> Data shown

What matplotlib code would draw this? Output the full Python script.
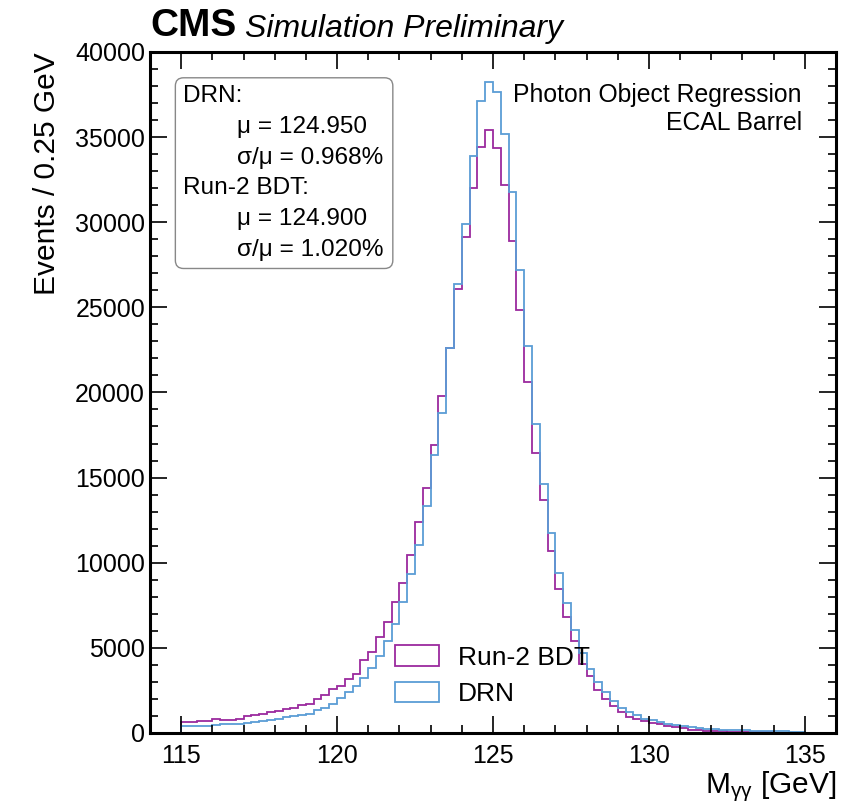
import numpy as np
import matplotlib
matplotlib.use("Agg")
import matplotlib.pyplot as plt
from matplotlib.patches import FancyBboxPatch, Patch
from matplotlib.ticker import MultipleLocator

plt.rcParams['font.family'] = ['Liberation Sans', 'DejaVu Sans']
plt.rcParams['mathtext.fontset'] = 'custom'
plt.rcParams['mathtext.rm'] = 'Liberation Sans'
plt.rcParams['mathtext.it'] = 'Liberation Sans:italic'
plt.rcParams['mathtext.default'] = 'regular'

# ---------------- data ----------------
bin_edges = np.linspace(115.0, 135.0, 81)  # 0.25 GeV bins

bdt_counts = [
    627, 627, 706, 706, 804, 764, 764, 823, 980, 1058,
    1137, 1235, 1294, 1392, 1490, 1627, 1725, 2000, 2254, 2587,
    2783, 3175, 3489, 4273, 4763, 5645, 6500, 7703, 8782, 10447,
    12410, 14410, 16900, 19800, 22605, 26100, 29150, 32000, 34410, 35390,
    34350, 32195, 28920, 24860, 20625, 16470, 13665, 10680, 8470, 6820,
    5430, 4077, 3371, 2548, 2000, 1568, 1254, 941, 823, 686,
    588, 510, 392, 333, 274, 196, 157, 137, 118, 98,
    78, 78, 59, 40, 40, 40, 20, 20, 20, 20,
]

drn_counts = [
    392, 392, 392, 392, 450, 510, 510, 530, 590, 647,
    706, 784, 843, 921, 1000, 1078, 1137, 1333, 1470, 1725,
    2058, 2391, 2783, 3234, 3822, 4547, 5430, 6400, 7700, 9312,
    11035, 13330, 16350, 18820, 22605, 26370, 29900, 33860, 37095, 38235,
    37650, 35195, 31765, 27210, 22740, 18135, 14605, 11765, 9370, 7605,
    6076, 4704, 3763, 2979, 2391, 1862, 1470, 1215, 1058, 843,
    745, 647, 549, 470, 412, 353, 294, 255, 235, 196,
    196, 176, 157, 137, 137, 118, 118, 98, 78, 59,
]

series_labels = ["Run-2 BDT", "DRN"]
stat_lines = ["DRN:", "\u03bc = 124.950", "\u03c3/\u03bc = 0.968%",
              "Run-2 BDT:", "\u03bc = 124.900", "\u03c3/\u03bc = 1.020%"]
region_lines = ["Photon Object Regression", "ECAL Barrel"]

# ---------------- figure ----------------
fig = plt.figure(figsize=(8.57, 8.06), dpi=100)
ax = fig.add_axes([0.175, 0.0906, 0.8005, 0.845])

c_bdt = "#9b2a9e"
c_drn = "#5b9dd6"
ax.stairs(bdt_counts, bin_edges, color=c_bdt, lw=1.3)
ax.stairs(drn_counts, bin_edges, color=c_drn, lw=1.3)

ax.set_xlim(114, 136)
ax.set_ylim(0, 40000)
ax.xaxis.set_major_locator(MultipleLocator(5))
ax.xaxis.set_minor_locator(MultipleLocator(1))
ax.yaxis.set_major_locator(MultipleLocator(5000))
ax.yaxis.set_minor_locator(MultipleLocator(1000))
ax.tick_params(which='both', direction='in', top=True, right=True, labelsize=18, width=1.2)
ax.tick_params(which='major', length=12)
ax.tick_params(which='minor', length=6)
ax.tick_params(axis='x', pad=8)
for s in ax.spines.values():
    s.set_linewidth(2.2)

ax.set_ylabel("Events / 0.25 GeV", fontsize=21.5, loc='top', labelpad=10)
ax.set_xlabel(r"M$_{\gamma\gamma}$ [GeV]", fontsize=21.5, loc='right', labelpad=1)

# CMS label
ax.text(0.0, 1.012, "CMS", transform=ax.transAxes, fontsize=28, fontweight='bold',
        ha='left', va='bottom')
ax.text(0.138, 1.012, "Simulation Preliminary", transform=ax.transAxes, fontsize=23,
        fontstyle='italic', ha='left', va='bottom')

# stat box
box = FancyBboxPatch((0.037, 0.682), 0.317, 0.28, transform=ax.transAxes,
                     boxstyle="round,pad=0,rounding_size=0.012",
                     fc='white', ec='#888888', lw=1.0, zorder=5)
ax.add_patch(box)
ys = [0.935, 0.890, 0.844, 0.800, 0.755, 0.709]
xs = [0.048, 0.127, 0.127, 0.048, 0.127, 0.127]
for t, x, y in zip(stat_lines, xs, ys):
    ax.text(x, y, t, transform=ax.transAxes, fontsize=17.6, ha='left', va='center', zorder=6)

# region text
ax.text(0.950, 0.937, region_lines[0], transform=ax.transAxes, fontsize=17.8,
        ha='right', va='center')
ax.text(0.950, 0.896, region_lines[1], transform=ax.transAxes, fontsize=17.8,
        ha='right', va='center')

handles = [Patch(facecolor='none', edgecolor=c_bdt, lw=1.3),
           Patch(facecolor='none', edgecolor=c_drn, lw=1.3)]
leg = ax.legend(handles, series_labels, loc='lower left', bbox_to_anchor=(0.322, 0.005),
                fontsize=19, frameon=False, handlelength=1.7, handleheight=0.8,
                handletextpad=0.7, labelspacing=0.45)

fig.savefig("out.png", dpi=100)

> Task requirements
Everything from the first line of the listing above through the line that contains "plt.rcParams['mathtext.default'] = 'regular'" is to be restated word for word, minus the pictures.

> Task answer
What matplotlib code would draw this? Output the full Python script.
import numpy as np
import matplotlib
matplotlib.use("Agg")
import matplotlib.pyplot as plt
from matplotlib.patches import FancyBboxPatch, Patch
from matplotlib.ticker import MultipleLocator

plt.rcParams['font.family'] = ['Liberation Sans', 'DejaVu Sans']
plt.rcParams['mathtext.fontset'] = 'custom'
plt.rcParams['mathtext.rm'] = 'Liberation Sans'
plt.rcParams['mathtext.it'] = 'Liberation Sans:italic'
plt.rcParams['mathtext.default'] = 'regular'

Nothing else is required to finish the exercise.